Repeat the data that follows, word for word, without the images.
──────── RECORDED DATA
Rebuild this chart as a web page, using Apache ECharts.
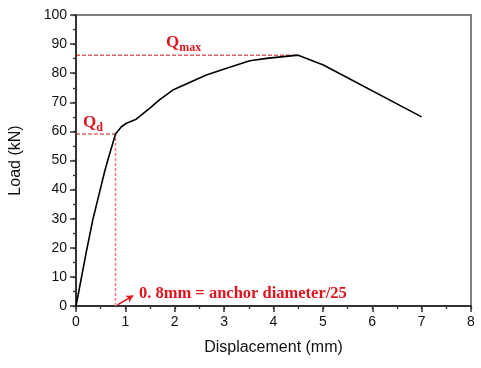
<!DOCTYPE html>
<html><head><meta charset="utf-8">
<script src="https://cdn.jsdelivr.net/npm/echarts@6/dist/echarts.min.js"></script>
<style>html,body{margin:0;padding:0;background:#fff}#c{width:481px;height:368px}</style>
</head><body><div id="c"></div>
<script>
const displacement = [0, 0.21, 0.34, 0.58, 0.645, 0.80, 0.92, 1.02, 1.22, 1.49, 1.69, 1.96, 2.64, 3.05, 3.52, 3.86, 4.50, 5.01, 7.00];
const load = [0, 18.7, 29.6, 46.2, 50.2, 59.1, 61.6, 62.8, 64.2, 67.9, 70.8, 74.2, 79.4, 81.7, 84.3, 85.1, 86.2, 82.8, 65.0];
const qd = { x: 0.8, y: 59.1 };
const qmax = { x: 4.5, y: 86.2 };
const xTicks = [0, 1, 2, 3, 4, 5, 6, 7, 8];
const yTicks = [0, 10, 20, 30, 40, 50, 60, 70, 80, 90, 100];

const chart = echarts.init(document.getElementById('c'), null, {renderer: 'canvas'});
const labelFont = 'Liberation Sans, Arial, sans-serif';
const axisCommon = {
  axisLine: {show: true, onZero: false, lineStyle: {color: '#333', width: 2}},
  axisTick: {show: true, inside: false, length: 6, lineStyle: {color: '#333', width: 1.5}},
  splitLine: {show: false},
  axisLabel: {color: '#111', fontSize: 14, fontFamily: labelFont, margin: 9},
  nameTextStyle: {color: '#111', fontSize: 16, fontFamily: labelFont}
};
const minorCommon = {
  type: 'value',
  axisLine: {show: false, onZero: false},
  axisTick: {show: true, inside: false, length: 3, lineStyle: {color: '#333', width: 1.3}},
  axisLabel: {show: false},
  splitLine: {show: false}
};
const red = '#e0141e';
chart.setOption({
  animation: false,
  grid: {left: 76, right: 10, top: 15, bottom: 62, show: true, borderColor: '#555', borderWidth: 1.5},
  xAxis: [
    Object.assign({}, axisCommon, {
      type: 'value', min: xTicks[0], max: xTicks[xTicks.length - 1], interval: 1,
      name: 'Displacement (mm)', nameLocation: 'middle', nameGap: 34, position: 'bottom'
    }),
    Object.assign({}, minorCommon, {min: xTicks[0], max: xTicks[xTicks.length - 1], interval: 0.5, position: 'bottom'})
  ],
  yAxis: [
    Object.assign({}, axisCommon, {
      type: 'value', min: yTicks[0], max: yTicks[yTicks.length - 1], interval: 10,
      name: 'Load (kN)', nameLocation: 'middle', nameGap: 52, position: 'left'
    }),
    Object.assign({}, minorCommon, {min: yTicks[0], max: yTicks[yTicks.length - 1], interval: 5, position: 'left'})
  ],
  series: [
    {type: 'line', data: displacement.map((d, i) => [d, load[i]]), symbol: 'none',
     lineStyle: {color: '#000', width: 1.6}, z: 5},
    {type: 'line', data: [[0, qmax.y], [qmax.x, qmax.y]], symbol: 'none',
     lineStyle: {color: '#c0141a', width: 1, type: [4, 2]}, z: 4},
    {type: 'line', data: [[0, qd.y], [qd.x, qd.y]], symbol: 'none',
     lineStyle: {color: '#d01418', width: 1, type: [4, 2]}, z: 4},
    {type: 'line', data: [[qd.x, 0], [qd.x, qd.y]], symbol: 'none',
     lineStyle: {color: '#f07880', width: 1.5, type: [3, 2]}, z: 4,
     markLine: {
       silent: true, symbol: ['none', 'arrow'], symbolSize: [6, 7],
       lineStyle: {color: red, width: 1.5, type: 'solid'},
       label: {show: false},
       data: [[{coord: [0.84, 0.4]}, {coord: [1.16, 3.6]}]]
     }}
  ],
  graphic: [
    {type: 'text', left: 166, top: 34, style: {
      text: '{q|Q}{s|max}', fill: red,
      rich: {q: {fontSize: 17, fontWeight: 'bold', fontFamily: 'Liberation Serif, serif', fill: red, verticalAlign: 'bottom'},
             s: {fontSize: 12, fontWeight: 'bold', fontFamily: 'Liberation Serif, serif', fill: red, verticalAlign: 'bottom', padding: [0, 0, -3, 0]}}}},
    {type: 'text', left: 83, top: 114, style: {
      text: '{q|Q}{s|d}', fill: red,
      rich: {q: {fontSize: 17, fontWeight: 'bold', fontFamily: 'Liberation Serif, serif', fill: red, verticalAlign: 'bottom'},
             s: {fontSize: 12, fontWeight: 'bold', fontFamily: 'Liberation Serif, serif', fill: red, verticalAlign: 'bottom', padding: [0, 0, -3, 0]}}}},
    {type: 'text', left: 139, top: 285, style: {
      text: '0. 8mm = anchor diameter/25', fill: red,
      font: 'bold 16.5px "Liberation Serif", serif'}}
  ]
});
</script></body></html>
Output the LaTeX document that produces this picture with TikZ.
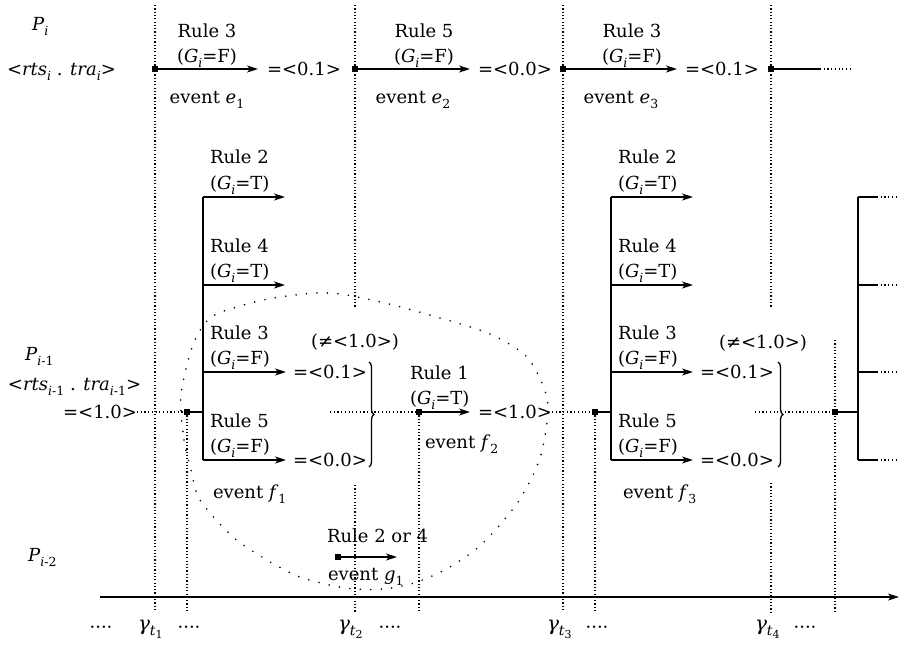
────────────────
[THE RESULT]
Rebuild this chart as a web page, using Apache ECharts.
<!DOCTYPE html>
<html><head><meta charset="utf-8">
<script src="https://cdn.jsdelivr.net/npm/echarts@6/dist/echarts.min.js"></script>
<style>html,body{margin:0;padding:0;background:#fff}#c{width:481px;height:368px}</style>
</head><body><div id="c"></div>
<script>
const displacement = [0, 0.21, 0.34, 0.58, 0.645, 0.80, 0.92, 1.02, 1.22, 1.49, 1.69, 1.96, 2.64, 3.05, 3.52, 3.86, 4.50, 5.01, 7.00];
const load = [0, 18.7, 29.6, 46.2, 50.2, 59.1, 61.6, 62.8, 64.2, 67.9, 70.8, 74.2, 79.4, 81.7, 84.3, 85.1, 86.2, 82.8, 65.0];
const qd = { x: 0.8, y: 59.1 };
const qmax = { x: 4.5, y: 86.2 };
const xTicks = [0, 1, 2, 3, 4, 5, 6, 7, 8];
const yTicks = [0, 10, 20, 30, 40, 50, 60, 70, 80, 90, 100];

const chart = echarts.init(document.getElementById('c'), null, {renderer: 'canvas'});
const labelFont = 'Liberation Sans, Arial, sans-serif';
const axisCommon = {
  axisLine: {show: true, onZero: false, lineStyle: {color: '#333', width: 2}},
  axisTick: {show: true, inside: false, length: 6, lineStyle: {color: '#333', width: 1.5}},
  splitLine: {show: false},
  axisLabel: {color: '#111', fontSize: 14, fontFamily: labelFont, margin: 9},
  nameTextStyle: {color: '#111', fontSize: 16, fontFamily: labelFont}
};
const minorCommon = {
  type: 'value',
  axisLine: {show: false, onZero: false},
  axisTick: {show: true, inside: false, length: 3, lineStyle: {color: '#333', width: 1.3}},
  axisLabel: {show: false},
  splitLine: {show: false}
};
const red = '#e0141e';
chart.setOption({
  animation: false,
  grid: {left: 76, right: 10, top: 15, bottom: 62, show: true, borderColor: '#555', borderWidth: 1.5},
  xAxis: [
    Object.assign({}, axisCommon, {
      type: 'value', min: xTicks[0], max: xTicks[xTicks.length - 1], interval: 1,
      name: 'Displacement (mm)', nameLocation: 'middle', nameGap: 34, position: 'bottom'
    }),
    Object.assign({}, minorCommon, {min: xTicks[0], max: xTicks[xTicks.length - 1], interval: 0.5, position: 'bottom'})
  ],
  yAxis: [
    Object.assign({}, axisCommon, {
      type: 'value', min: yTicks[0], max: yTicks[yTicks.length - 1], interval: 10,
      name: 'Load (kN)', nameLocation: 'middle', nameGap: 52, position: 'left'
    }),
    Object.assign({}, minorCommon, {min: yTicks[0], max: yTicks[yTicks.length - 1], interval: 5, position: 'left'})
  ],
  series: [
    {type: 'line', data: displacement.map((d, i) => [d, load[i]]), symbol: 'none',
     lineStyle: {color: '#000', width: 1.6}, z: 5},
    {type: 'line', data: [[0, qmax.y], [qmax.x, qmax.y]], symbol: 'none',
     lineStyle: {color: '#c0141a', width: 1, type: [4, 2]}, z: 4},
    {type: 'line', data: [[0, qd.y], [qd.x, qd.y]], symbol: 'none',
     lineStyle: {color: '#d01418', width: 1, type: [4, 2]}, z: 4},
    {type: 'line', data: [[qd.x, 0], [qd.x, qd.y]], symbol: 'none',
     lineStyle: {color: '#f07880', width: 1.5, type: [3, 2]}, z: 4,
     markLine: {
       silent: true, symbol: ['none', 'arrow'], symbolSize: [6, 7],
       lineStyle: {color: red, width: 1.5, type: 'solid'},
       label: {show: false},
       data: [[{coord: [0.84, 0.4]}, {coord: [1.16, 3.6]}]]
     }}
  ],
  graphic: [
    {type: 'text', left: 166, top: 34, style: {
      text: '{q|Q}{s|max}', fill: red,
      rich: {q: {fontSize: 17, fontWeight: 'bold', fontFamily: 'Liberation Serif, serif', fill: red, verticalAlign: 'bottom'},
             s: {fontSize: 12, fontWeight: 'bold', fontFamily: 'Liberation Serif, serif', fill: red, verticalAlign: 'bottom', padding: [0, 0, -3, 0]}}}},
    {type: 'text', left: 83, top: 114, style: {
      text: '{q|Q}{s|d}', fill: red,
      rich: {q: {fontSize: 17, fontWeight: 'bold', fontFamily: 'Liberation Serif, serif', fill: red, verticalAlign: 'bottom'},
             s: {fontSize: 12, fontWeight: 'bold', fontFamily: 'Liberation Serif, serif', fill: red, verticalAlign: 'bottom', padding: [0, 0, -3, 0]}}}},
    {type: 'text', left: 139, top: 285, style: {
      text: '0. 8mm = anchor diameter/25', fill: red,
      font: 'bold 16.5px "Liberation Serif", serif'}}
  ]
});
</script></body></html>
Output the LaTeX document that produces this picture with TikZ.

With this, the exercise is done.